About
Dr. Jacqueline Ristola is a Lecturer in the Department of Film and Television at the University of Bristol. She received her PhD in Film and Moving Image Studies from Concordia University, Montréal. Her latest research project examines queer representation in animation, studying how queer artists use animation to experiment an envision alternative configurations of gender and sexuality. She is currently the co-chair for SCMS's Animated Media SIG. Her work is published in Television and New Media, Kinephanos, Synoptique, Con a de animación, and Animation Studies Online Journal, where she was awarded the inaugural Maureen Furniss Student Essay Award. She also co-edited a special issue on LGBTQ Animation for Synoptique: An Online Journal of Film and Moving Image Studies, and has chapters in edited collections on popular television series Steven Universe and Bojack Horseman.
Current Work
Dr. Ristola's current project engages in a transnational comparative analysis to examine the production of animated queerness across the UK, US, France, and Japan to demonstrate the diverse and innovative methods of queer expression in animation that retheorize queer and trans knowledge and experience.
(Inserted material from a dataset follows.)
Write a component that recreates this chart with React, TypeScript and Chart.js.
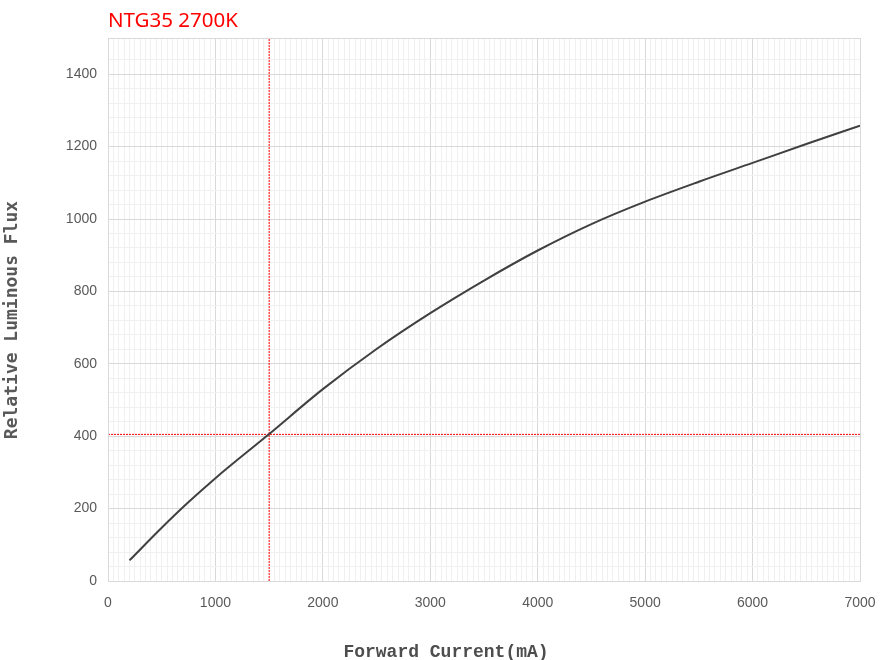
import React, { useEffect, useRef } from "react";
import { Chart, registerables } from "chart.js";

Chart.register(...registerables);

const currentMA = [200, 500, 750, 1000, 1500, 2000, 2500, 3000, 3500, 4000, 4500, 5000, 5500, 6000, 6500, 7000];
const relativeFlux = [57, 147, 218, 284, 406, 530, 641, 740, 830, 913, 986, 1048, 1103, 1155, 1207, 1258];

const markerCurrent = 1500;
const markerFlux = 405;

const xMin = 0;
const xMax = 7000;
const yMin = 0;
const yMax = 1500;

const chartTitle = "NTG35 2700K";
const xTitle = "Forward Current(mA)";
const yTitle = "Relative Luminous Flux";

const MAJOR = "#d9d9d9";
const MINOR = "#f0f0f0";

const textPlugin = {
  id: "textPlugin",
  afterDraw(chart: any) {
    const { ctx, chartArea } = chart;
    ctx.save();
    ctx.strokeStyle = MAJOR;
    ctx.lineWidth = 1;
    ctx.strokeRect(Math.round(chartArea.left) + 0.5, Math.round(chartArea.top) + 0.5, Math.round(chartArea.right - chartArea.left), Math.round(chartArea.bottom - chartArea.top));
    ctx.fillStyle = "#ff0000";
    ctx.font = "20.5px 'Noto Sans', sans-serif";
    ctx.textAlign = "left";
    ctx.textBaseline = "middle";
    ctx.fillText(chartTitle, 108, 21);
    ctx.fillStyle = "#4d4d4d";
    ctx.font = "bold 18px 'Liberation Mono', monospace";
    ctx.textAlign = "center";
    ctx.fillText(xTitle, 446, 652);
    ctx.translate(12, 320);
    ctx.rotate(-Math.PI / 2);
    ctx.font = "bold 18px 'DejaVu Sans Mono', monospace";
    ctx.fillStyle = "#595959";
    ctx.fillText(yTitle, 0, 0);
    ctx.restore();
  },
};

export default function App() {
  const ref = useRef<HTMLCanvasElement | null>(null);
  useEffect(() => {
    if (!ref.current) return;
    const curve = currentMA.map((x, i) => ({ x, y: relativeFlux[i] }));
    const chart = new Chart(ref.current, {
      type: "line",
      data: {
        datasets: [
          {
            data: curve,
            borderColor: "#404040",
            borderWidth: 2,
            pointRadius: 0,
            cubicInterpolationMode: "monotone",
            fill: false,
          },
          {
            data: [
              { x: markerCurrent, y: yMin },
              { x: markerCurrent, y: yMax },
            ],
            borderColor: "#ff0000",
            borderWidth: 1,
            borderDash: [2, 1],
            pointRadius: 0,
            fill: false,
          },
          {
            data: [
              { x: xMin, y: markerFlux },
              { x: xMax, y: markerFlux },
            ],
            borderColor: "#ff0000",
            borderWidth: 1,
            borderDash: [2, 1],
            pointRadius: 0,
            fill: false,
          },
        ],
      },
      options: {
        animation: false,
        responsive: false,
        maintainAspectRatio: false,
        layout: { padding: { left: 0, right: 30, top: 38, bottom: 0 } },
        plugins: { legend: { display: false }, tooltip: { enabled: false }, title: { display: false } },
        scales: {
          x: {
            type: "linear",
            min: xMin,
            max: xMax,
            afterFit: (s: any) => {
              s.height = 79;
            },
            border: { display: true, color: MAJOR },
            grid: {
              drawTicks: false,
              color: (c: any) => (c.tick && c.tick.value % 1000 === 0 ? MAJOR : MINOR),
              lineWidth: 1,
            },
            ticks: {
              stepSize: 50,
              autoSkip: false,
              maxRotation: 0,
              padding: 14,
              color: "#595959",
              font: { family: "'Liberation Sans', sans-serif", size: 14 },
              callback: (v: any) => (Number(v) % 1000 === 0 ? String(v) : ""),
            },
          },
          y: {
            type: "linear",
            min: yMin,
            max: yMax,
            afterFit: (s: any) => {
              s.width = 108;
            },
            border: { display: true, color: MAJOR },
            grid: {
              drawTicks: false,
              color: (c: any) => (c.tick && (c.tick.value % 200 === 0 || c.tick.value === yMax) ? MAJOR : MINOR),
              lineWidth: 1,
            },
            ticks: {
              stepSize: 40,
              autoSkip: false,
              padding: 11,
              color: "#595959",
              font: { family: "'Liberation Sans', sans-serif", size: 14 },
              callback: (v: any) => (Number(v) % 200 === 0 ? String(v) : ""),
            },
          },
        },
      },
      plugins: [textPlugin],
    } as any);
    return () => chart.destroy();
  }, []);
  return (
    <div style={{ position: "fixed", left: 0, top: 0, width: 890, height: 660, background: "#fff" }}>
      <canvas ref={ref} width={890} height={660} style={{ width: 890, height: 660 }} />
    </div>
  );
}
Whereas previous scholarship examines queer and trans representation on the level of narrative, this project attends to the non-narrative aesthetic dimensions of animation, such as design, color, sound, and movement, demonstrating animations unique aesthetic affordances for queer and trans expression. This is a vital intervention within animation studies and the discipline of film and media studies more broadly, as it addresses the issues that scholars of representation have identified, namely the ways in which representation has become mired into simplistic box checking by the media industries.